C - reverse a number

Question

I am coding in C on linux, and I need to reverse a number. (EG: 12345 would turn into 54321), I was going to just convert it into a string using itoa and then reverse that,

Answer 1

you can use stack to do this,

struct node
{
  char character;
  struct node *next;
};

struct node *list_head,*neos;

main()
{
  list_head=NULL;
  char str[14];
  int number,i;
  scanf("%d",&number);     

  sprintf(str,"%d",number);  //here i convert number to string
 for(i=0;i<strlen(str);i++)  //until the end of the string
 {
   add_to_stack(str[i]);   //i take every character and put it in the stack
 }
 print_the_number();

}

attention here,in stack the item which is added last, it taken out first, that why it works..

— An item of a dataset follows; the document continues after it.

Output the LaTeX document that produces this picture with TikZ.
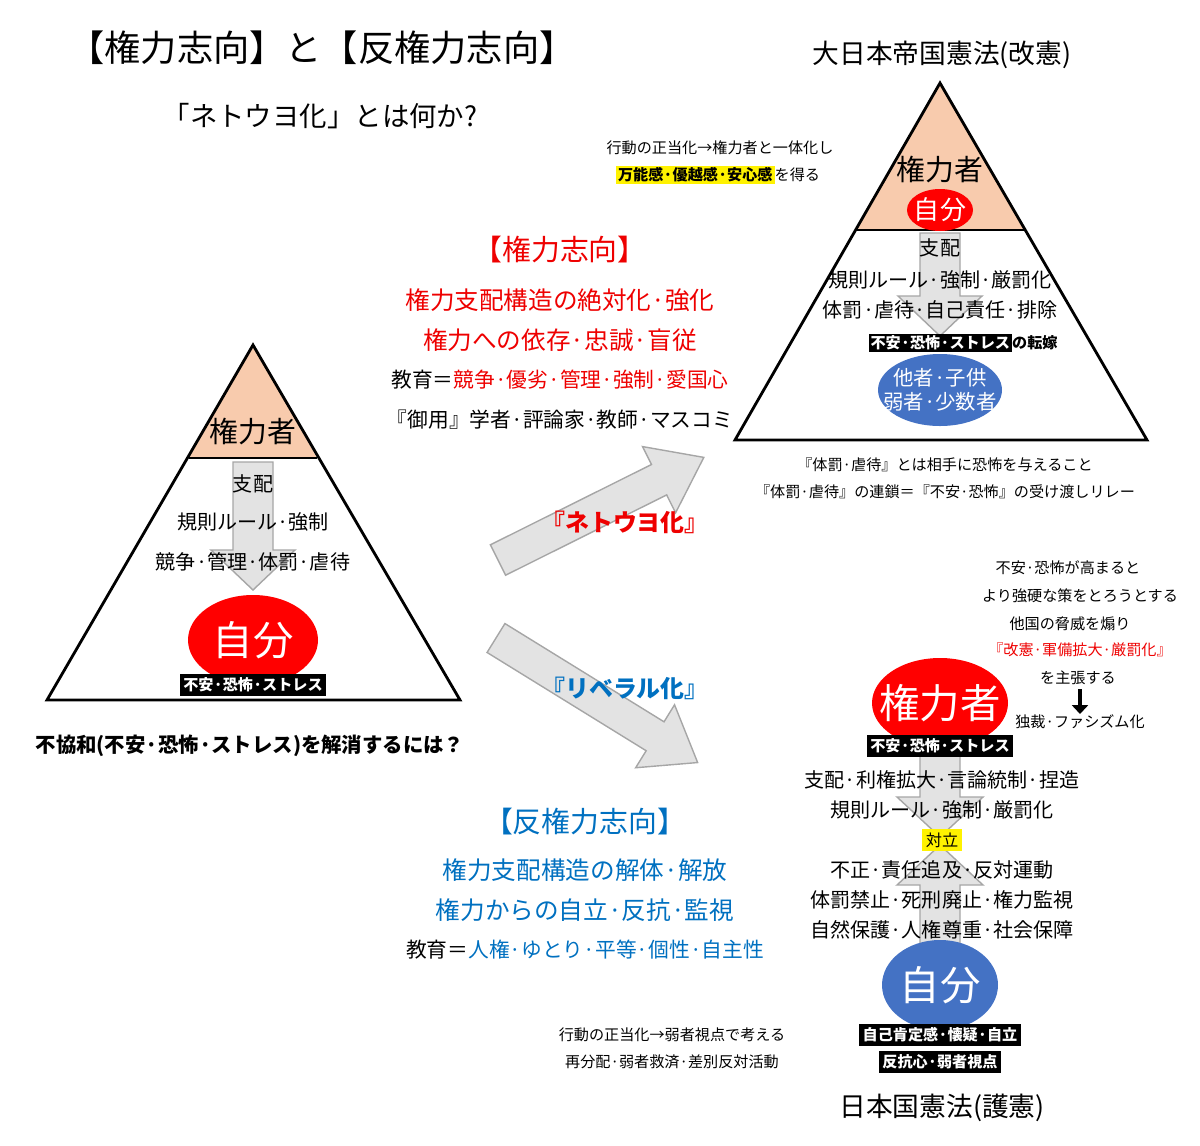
\documentclass[tikz,border=0pt]{standalone}
\usepackage{fontspec}
\setmainfont{Noto Sans CJK JP}
\usetikzlibrary{arrows.meta}
\definecolor{peach}{HTML}{F8CBAD}
\definecolor{libblue}{HTML}{0070C0}
\definecolor{ellblue}{HTML}{4472C4}
\definecolor{arrgray}{HTML}{E3E3E3}
\definecolor{redred}{HTML}{EE0000}
\newcommand{\fs}[1]{\fontsize{#1}{#1}\selectfont}
\setlength{\fboxsep}{0.6pt}
% block arrow pointing along +x: length, shaft half width, head half width, head length
\newcommand{\blockarrow}[4]{\draw[gray!70, fill=arrgray] (0,-#2) -- (#1-#4,-#2) -- (#1-#4,-#3) -- (#1,0) -- (#1-#4,#3) -- (#1-#4,#2) -- (0,#2) -- cycle;}

\begin{document}
\begin{tikzpicture}[x=0.01cm,y=-0.01cm,
  txt/.style={inner sep=0pt,font=\fs{5.7}},
  small/.style={inner sep=0pt,font=\fs{4.3}},
  blk/.style={fill=black,text=white,inner sep=1pt,font=\bfseries\fs{4.3}},
  big/.style={text=white,font=\fs{11.5}}]
\useasboundingbox (0,0) rectangle (1200,1145);
%================================================================
%	Titles
\node[inner sep=0pt,font=\fs{10.3}] (title) at (322,48) {【権力志向】と【反権力志向】};
\node[inner sep=0pt,font=\fs{7.8}] (sub) at (320,116) {「ネトウヨ化」とは何か?};
\node[inner sep=0pt,font=\fs{7.6}] (konst1) at (942,55) {大日本帝国憲法(改憲)};
\node[inner sep=0pt,font=\fs{7.6}] (konst2) at (942,1108) {日本国憲法(護憲)};
%================================================================
%	Left triangle
\fill[peach] (253,345) -- (189,458) -- (317,458) -- cycle;
\draw[thick] (253,345) -- (47,700) -- (460,700) -- cycle;
\draw[thick] (189,458) -- (317,458);
\node[txt,font=\fs{8.2}] (lk) at (253,432) {権力者};
\begin{scope}[shift={(253,462)},rotate=-90]
\blockarrow{128}{20}{42}{40}
\end{scope}
\node[txt] (l1) at (253,484) {支配};
\node[txt] (l2) at (253,522) {規則ルール·強制};
\node[txt] (l3) at (253,562) {競争·管理·体罰·虐待};
\fill[red] (253,640) ellipse (65 and 45);
\node[big] (ljibun) at (253,640) {自分};
\node[blk] (lfear) at (253,685) {不安·恐怖·ストレス};
\node[inner sep=0pt,font=\bfseries\fs{5.8}] (q) at (250,746) {不協和(不安·恐怖·ストレス)を解消するには？};
%================================================================
%	Right top triangle
\fill[peach] (940,83) -- (855,230) -- (1025,230) -- cycle;
\draw[thick] (940,83) -- (735,440) -- (1147,440) -- cycle;
\draw[thick] (855,230) -- (1025,230);
\node[txt,font=\fs{8.2}] (rk) at (940,170) {権力者};
\fill[red] (940,210) ellipse (33 and 21);
\node[inner sep=0pt,text=white,font=\fs{7.4}] (rjibun) at (940,210) {自分};
\begin{scope}[shift={(940,233)},rotate=-90]
\blockarrow{103}{20}{42}{40}
\end{scope}
\node[txt] (r1) at (940,248) {支配};
\node[txt] (r2) at (940,280) {規則ルール·強制·厳罰化};
\node[txt] (r3) at (940,310) {体罰·虐待·自己責任·排除};
\node[inner sep=0pt,font=\bfseries\fs{4.3}] (rfear) at (963,343) {\colorbox{black}{\textcolor{white}{不安·恐怖·ストレス}}の転嫁};
\fill[ellblue] (940,390) ellipse (62 and 36);
\node[txt,text=white,align=center,font=\fs{5.8}] (other) at (940,390) {他者·子供\\[1pt]弱者·少数者};
\node[small] (j1) at (720,148) {行動の正当化→権力者と一体化し};
\node[small] (j2) at (718,175) {\colorbox{yellow}{\bfseries 万能感·優越感·安心感}を得る};
\node[small] (t1) at (945,465) {『体罰·虐待』とは相手に恐怖を与えること};
\node[small] (t2) at (945,492) {『体罰·虐待』の連鎖＝『不安·恐怖』の受け渡しリレー};
%================================================================
%	Middle
\node[txt,text=redred,font=\fs{8.2}] (m0) at (560,250) {【権力志向】};
\node[txt,text=redred,font=\fs{7}] (m1) at (560,300) {権力支配構造の絶対化·強化};
\node[txt,text=redred,font=\fs{7}] (m2) at (560,340) {権力への依存·忠誠·盲従};
\node[txt,font=\fs{5.9}] (m3) at (560,380) {教育＝\textcolor{redred}{競争·優劣·管理·強制·愛国心}};
\node[txt,font=\fs{5.9}] (m4) at (560,420) {『御用』学者·評論家·教師·マスコミ};
\begin{scope}[shift={(498,560)},rotate=26.5]
\blockarrow{230}{17}{37}{50}
\end{scope}
\node[txt,text=redred,font=\bfseries\fs{6.8}] (neto) at (625,522) {『ネトウヨ化』};
\begin{scope}[shift={(496,638)},rotate=-31.7]
\blockarrow{237}{17}{37}{50}
\end{scope}
\node[txt,text=libblue,font=\bfseries\fs{6.8}] (lib) at (625,688) {『リベラル化』};
\node[txt,text=libblue,font=\fs{8.2}] (b0) at (585,822) {【反権力志向】};
\node[txt,text=libblue,font=\fs{7}] (b1) at (585,870) {権力支配構造の解体·解放};
\node[txt,text=libblue,font=\fs{7}] (b2) at (585,910) {権力からの自立·反抗·監視};
\node[txt,font=\fs{5.9}] (b3) at (585,950) {教育＝\textcolor{libblue}{人権·ゆとり·平等·個性·自主性}};
\node[small] (k1) at (672,1035) {行動の正当化→弱者視点で考える};
\node[small] (k2) at (672,1062) {再分配·弱者救済·差別反対活動};
%================================================================
%	Right bottom
\node[small] (s1) at (1068,568) {不安·恐怖が高まると};
\node[small] (s2) at (1080,596) {より強硬な策をとろうとする};
\node[small] (s3) at (1070,624) {他国の脅威を煽り};
\node[small,text=redred] (s4) at (1080,650) {『改憲·軍備拡大·厳罰化』};
\node[small] (s5) at (1078,678) {を主張する};
\node[small] (s6) at (1080,722) {独裁·ファシズム化};
\coordinate (sa) at (1080,689);
\coordinate (sb) at (1080,714);
\draw[line width=1.3pt,-{Triangle[length=2.5pt,width=4.5pt]}] (sa) -- (sb);
\begin{scope}[shift={(940,752)},rotate=-90]
\blockarrow{85}{20}{43}{40}
\end{scope}
\begin{scope}[shift={(940,950)},rotate=90]
\blockarrow{105}{20}{43}{40}
\end{scope}
\fill[red] (940,703) ellipse (68 and 45);
\node[big] (pk) at (940,703) {権力者};
\node[blk] (pfear) at (940,746) {不安·恐怖·ストレス};
\node[txt] (p1) at (942,780) {支配·利権拡大·言論統制·捏造};
\node[txt] (p2) at (942,810) {規則ルール·強制·厳罰化};
\node[txt,fill=yellow,inner sep=1pt,font=\fs{4.6}] (vs) at (942,840) {対立};
\node[txt] (p3) at (942,870) {不正·責任追及·反対運動};
\node[txt] (p4) at (942,900) {体罰禁止·死刑廃止·権力監視};
\node[txt] (p5) at (942,930) {自然保護·人権尊重·社会保障};
\fill[ellblue] (940,985) ellipse (58 and 45);
\node[big] (bjibun) at (940,985) {自分};
\node[blk] (bs1) at (940,1035) {自己肯定感·懐疑·自立};
\node[blk] (bs2) at (940,1062) {反抗心·弱者視点};
\end{tikzpicture}
\end{document}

void add_to_stack(char charac)
{
  neos=(struct node*)malloc(sizeof(struct node));
  neos->character=charac;
  neos->next=list_head;
  list_head=neos;
}

void print_the_number()
{
   struct node *ptr;
   ptr=list_head;
   while(ptr!=NULL)
   {
     printf("%c",ptr->character);
     ptr=ptr->next;
   }  
}

Answer 2

iota() is not a standard C function, but snprintf() serves the purpose just as well.

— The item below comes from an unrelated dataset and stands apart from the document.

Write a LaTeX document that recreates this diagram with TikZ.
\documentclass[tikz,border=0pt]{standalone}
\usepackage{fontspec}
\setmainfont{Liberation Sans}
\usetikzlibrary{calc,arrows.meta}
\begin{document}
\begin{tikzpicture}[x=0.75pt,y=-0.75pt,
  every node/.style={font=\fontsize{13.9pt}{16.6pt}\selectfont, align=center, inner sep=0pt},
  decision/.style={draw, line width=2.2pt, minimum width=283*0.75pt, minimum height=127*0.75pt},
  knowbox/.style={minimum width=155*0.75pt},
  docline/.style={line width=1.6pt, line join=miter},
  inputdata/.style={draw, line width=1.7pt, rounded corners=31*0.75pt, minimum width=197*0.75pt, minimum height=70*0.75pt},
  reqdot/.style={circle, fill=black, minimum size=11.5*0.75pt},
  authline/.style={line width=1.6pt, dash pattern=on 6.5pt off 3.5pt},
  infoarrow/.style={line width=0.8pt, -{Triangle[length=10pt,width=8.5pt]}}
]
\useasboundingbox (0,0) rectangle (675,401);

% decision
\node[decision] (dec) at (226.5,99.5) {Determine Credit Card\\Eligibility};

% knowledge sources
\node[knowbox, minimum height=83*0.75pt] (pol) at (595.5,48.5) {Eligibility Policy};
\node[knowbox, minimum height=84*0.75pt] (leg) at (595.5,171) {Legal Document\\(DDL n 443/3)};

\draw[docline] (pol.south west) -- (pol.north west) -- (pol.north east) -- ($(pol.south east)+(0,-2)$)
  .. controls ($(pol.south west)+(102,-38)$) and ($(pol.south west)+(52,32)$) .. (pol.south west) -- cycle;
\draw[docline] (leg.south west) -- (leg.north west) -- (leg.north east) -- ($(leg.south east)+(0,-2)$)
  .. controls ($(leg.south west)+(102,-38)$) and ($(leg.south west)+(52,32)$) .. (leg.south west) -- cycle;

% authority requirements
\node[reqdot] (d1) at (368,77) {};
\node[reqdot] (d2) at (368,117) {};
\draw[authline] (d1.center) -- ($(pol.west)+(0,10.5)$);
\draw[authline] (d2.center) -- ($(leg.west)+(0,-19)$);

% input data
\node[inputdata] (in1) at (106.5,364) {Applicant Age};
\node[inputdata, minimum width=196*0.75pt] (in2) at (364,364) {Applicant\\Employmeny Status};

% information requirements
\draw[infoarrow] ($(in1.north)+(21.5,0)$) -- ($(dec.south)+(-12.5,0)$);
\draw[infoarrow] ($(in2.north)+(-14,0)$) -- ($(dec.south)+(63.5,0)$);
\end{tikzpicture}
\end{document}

/* assume decimal conversion */
const char * my_itoa (int input, char *buffer, size_t buffersz) {
    if (snprintf(buffer, sz, "%d", input) < sz) return buffer;
    return 0;
}

Since the input cannot be negative, you can use an unsigned type:

unsigned long long irev (unsigned input) {
    unsigned long long output = 0;
    while (input) {
        output = 10 * output + input % 10;
        input /= 10;
    }
    return output;
}

Reversing the input may result in a value that no longer fits the input type, so the return result attempts to use a wider type. This may still fail if unsigned and unsigned long long have the same width. For such cases, it is probably easiest to use a string to represent the reversed value. Or, if the only goal is to print the number, you can just use a loop to print the digits in reverse order.

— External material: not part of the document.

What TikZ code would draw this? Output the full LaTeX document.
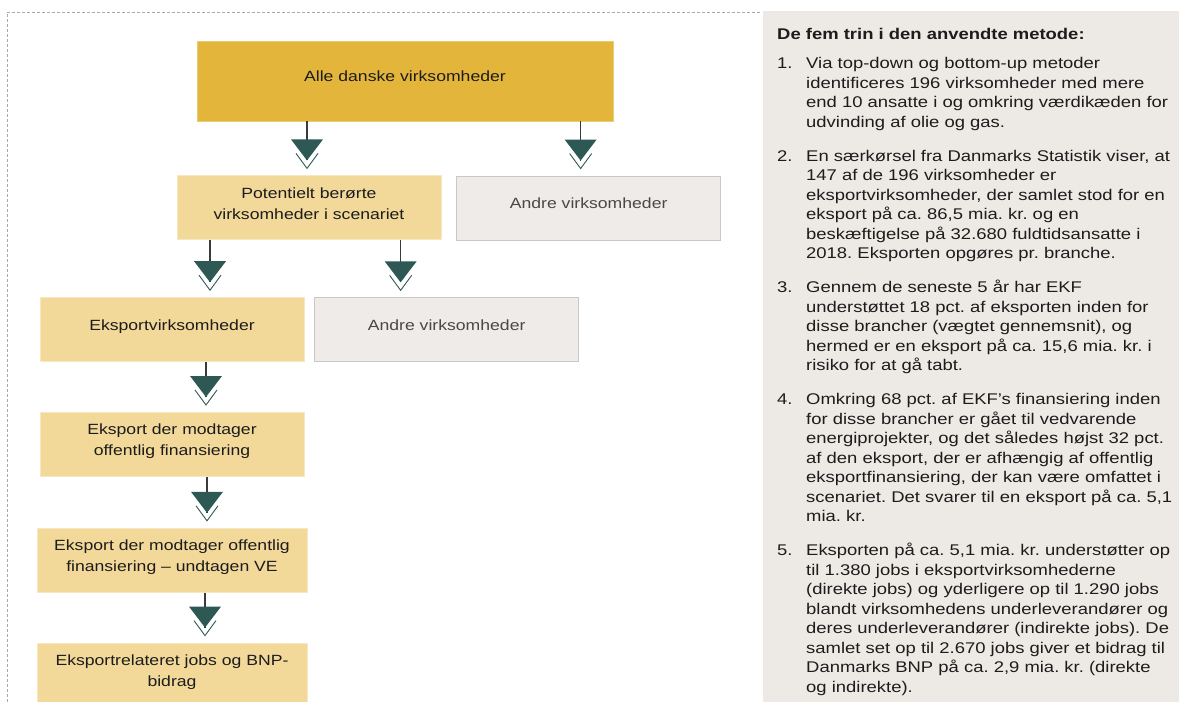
\documentclass[tikz,border=0pt]{standalone}
\usepackage{fontspec}
\setmainfont{Liberation Sans}[FakeStretch=1.19]
\usetikzlibrary{arrows.meta, positioning}
\frenchspacing

\definecolor{goldD}{RGB}{227,181,59}
\definecolor{goldL}{RGB}{242,217,154}
\definecolor{greyBox}{RGB}{238,235,232}
\definecolor{greyPanel}{RGB}{237,234,230}
\definecolor{greyText}{RGB}{72,72,72}
\definecolor{inkc}{RGB}{28,28,28}
\definecolor{linec}{RGB}{58,58,58}
\definecolor{dropc}{RGB}{45,88,84}
\definecolor{framec}{RGB}{170,170,170}

% filled drop with an open chevron under it
\pgfdeclarearrow{
  name = Drop,
  setup code = {
    \pgfarrowssettipend{0pt}
    \pgfarrowssetlineend{-8pt}
    \pgfarrowssetbackend{-29pt}
    \pgfarrowssetvisualbackend{-29pt}
    \pgfarrowshullpoint{0pt}{0pt}
    \pgfarrowsupperhullpoint{-29pt}{16pt}
  },
  drawing code = {
    \pgfsetfillcolor{dropc}
    \pgfpathmoveto{\pgfqpoint{-8pt}{0pt}}
    \pgfpathlineto{\pgfqpoint{-29pt}{16pt}}
    \pgfpathlineto{\pgfqpoint{-29pt}{-16pt}}
    \pgfpathclose
    \pgfusepathqfill
    \pgfsetstrokecolor{dropc}
    \pgfsetlinewidth{0.9pt}
    \pgfsetmiterjoin
    \pgfpathmoveto{\pgfqpoint{-15pt}{11pt}}
    \pgfpathlineto{\pgfqpoint{0pt}{0pt}}
    \pgfpathlineto{\pgfqpoint{-15pt}{-11pt}}
    \pgfusepathqstroke
  }
}

\tikzset{
  boxtext/.style = {
    text=inkc, font=\fontsize{14.8}{21}\selectfont, align=center,
    execute at end node={\rule[-9pt]{0pt}{9pt}}
  },
  allbox/.style = {
    rectangle, draw=goldD!70!white, line width=0.8pt,
    fill=goldD, minimum width=416pt, minimum height=80pt, boxtext
  },
  stepbox/.style = {
    rectangle, draw=goldL!60!white, line width=0.8pt,
    fill=goldL, minimum width=264pt, minimum height=64pt, inner sep=0pt, boxtext
  },
  otherbox/.style = {
    rectangle, draw=greyBox!85!black, line width=0.5pt,
    fill=greyBox, minimum width=264pt, minimum height=64pt, inner sep=0pt,
    boxtext, text=greyText
  },
  panel/.style = {
    rectangle, fill=greyPanel, minimum width=416pt, minimum height=691pt,
    inner sep=0pt, anchor=north west
  },
  steps/.style = {
    inner sep=0pt, text=inkc, font=\fontsize{15.5}{19.5}\selectfont
  },
  frame/.style = {draw=framec, line width=0.7pt, dash pattern=on 3pt off 2pt},
  flow/.style = {-Drop, draw=linec, line width=1.3pt, shorten >=7pt}
}

\begin{document}
\begin{tikzpicture}

  \useasboundingbox (0,0) rectangle (1179pt,-702pt);
  \draw[frame] (760pt,-12pt) -| (7pt,-702pt);

  % left: the funnel
  \node[allbox]   (alle)   at (405pt,-81pt) {Alle danske virksomheder};
  \node[stepbox]  (pot)    [below=54pt of alle.south west, anchor=north west, xshift=-20pt]
                           {Potentielt berørte\\virksomheder i scenariet};
  \node[otherbox] (andre1) [right=15pt of pot] {Andre virksomheder};
  \node[stepbox]  (eksv)   [below=57pt of pot.south west, anchor=north west, xshift=-137pt]
                           {Eksportvirksomheder};
  \node[otherbox] (andre2) [right=10pt of eksv] {Andre virksomheder};
  \node[stepbox]  (modt)   [below=50pt of eksv] {Eksport der modtager\\offentlig finansiering};
  \node[stepbox, minimum width=270pt] (undt) [below=51pt of modt]
                           {Eksport der modtager offentlig\\finansiering -- undtagen VE};
  \node[stepbox, minimum width=270pt] (bnp)  [below=50pt of undt]
                           {Eksportrelateret jobs og BNP-\\bidrag};

  \coordinate (in1) at ([xshift=-2pt]pot.north);
  \coordinate (in2) at ([xshift=-8pt]andre1.north);
  \coordinate (in3) at ([xshift=38pt]eksv.north);
  \coordinate (in4) at ([xshift=-46pt]andre2.north);
  \coordinate (in5) at ([xshift=34pt]modt.north);
  \coordinate (in6) at ([xshift=35pt]undt.north);
  \coordinate (in7) at ([xshift=33pt]bnp.north);

  \draw[flow] (alle.south -| in1) -- (in1);
  \draw[flow] (alle.south -| in2) -- (in2);
  \draw[flow] (pot.south -| in3)  -- (in3);
  \draw[flow] (pot.south -| in4)  -- (in4);
  \draw[flow] (eksv.south -| in5) -- (in5);
  \draw[flow] (modt.south -| in6) -- (in6);
  \draw[flow] (undt.south -| in7) -- (in7);

  % right: the five steps
  \node[panel] (panel) at (763pt,-11pt) {};
  \node[steps] (trin) [below right=14.6pt and 14pt of panel.north west] {%
    \begin{tabular}{@{}p{29pt}@{}l@{}}
      \multicolumn{2}{@{}l@{}}{\bfseries De fem trin i den anvendte metode:}\\[10pt]
      1. & Via top-down og bottom-up metoder\\
         & identificeres 196 virksomheder med mere\\
         & end 10 ansatte i og omkring værdikæden for\\
         & udvinding af olie og gas.\\[14.5pt]
      2. & En særkørsel fra Danmarks Statistik viser, at\\
         & 147 af de 196 virksomheder er\\
         & eksportvirksomheder, der samlet stod for en\\
         & eksport på ca. 86,5 mia. kr. og en\\
         & beskæftigelse på 32.680 fuldtidsansatte i\\
         & 2018. Eksporten opgøres pr. branche.\\[14.5pt]
      3. & Gennem de seneste 5 år har EKF\\
         & understøttet 18 pct. af eksporten inden for\\
         & disse brancher (vægtet gennemsnit), og\\
         & hermed er en eksport på ca. 15,6 mia. kr. i\\
         & risiko for at gå tabt.\\[14.5pt]
      4. & Omkring 68 pct. af EKF’s finansiering inden\\
         & for disse brancher er gået til vedvarende\\
         & energiprojekter, og det således højst 32 pct.\\
         & af den eksport, der er afhængig af offentlig\\
         & eksportfinansiering, der kan være omfattet i\\
         & scenariet. Det svarer til en eksport på ca. 5,1\\
         & mia. kr.\\[14.5pt]
      5. & Eksporten på ca. 5,1 mia. kr. understøtter op\\
         & til 1.380 jobs i eksportvirksomhederne\\
         & (direkte jobs) og yderligere op til 1.290 jobs\\
         & blandt virksomhedens underleverandører og\\
         & deres underleverandører (indirekte jobs). De\\
         & samlet set op til 2.670 jobs giver et bidrag til\\
         & Danmarks BNP på ca. 2,9 mia. kr. (direkte\\
         & og indirekte).
    \end{tabular}};

\end{tikzpicture}
\end{document}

void print_irev (unsigned input) {
    if (input) {
        do {
            putchar('0' + input % 10);
            input /= 10;
        } while (input);
    } else {
        putchar('0');
    }
    putchar('\n');
}

Answer 3

int n;
scanf("%d",&n);
int rev=0,rem;
while(n>0)
{
    rem=n%10; //take out the remainder .. so it becomes 5 for 12345
    rev=rev*10+rem; //multiply the current number by 10 and add this remainder.
    n=n/10; //divide the number. So it becomes 1234.
}
printf("%d",rev);

Answer 4

#include<stdio.h>
main()
{
                 int rev=0,n;
                 scanf("%d",&n);
                 while(n)
                 {
                         rev=10*rev+n%10;
                         n/=10;
                 }
                 printf("result=%d",rev);
}

Answer 5

Do it without strings.

fkt()
   {
    int i = 12345;

    int n = 0;
    int x;
    char nr[10];
    char *p = &nr[0];

    while(i != 0)
    {
        x = i % 10;
        i = i/10;
        n = n * 10 + x;
        *p = x+'0';
        p++;
    }

    *p = 0;

    printf("%d   %s\n", n, nr);
    return 0;
}

Answer 6

If you really want to use strings, you can use sprintf to do what itoa does.

int k = 12345;
char str[40];
sprintf(str,"%d",k);

Then reverse the string and convert it back to int using atoi or sscanf.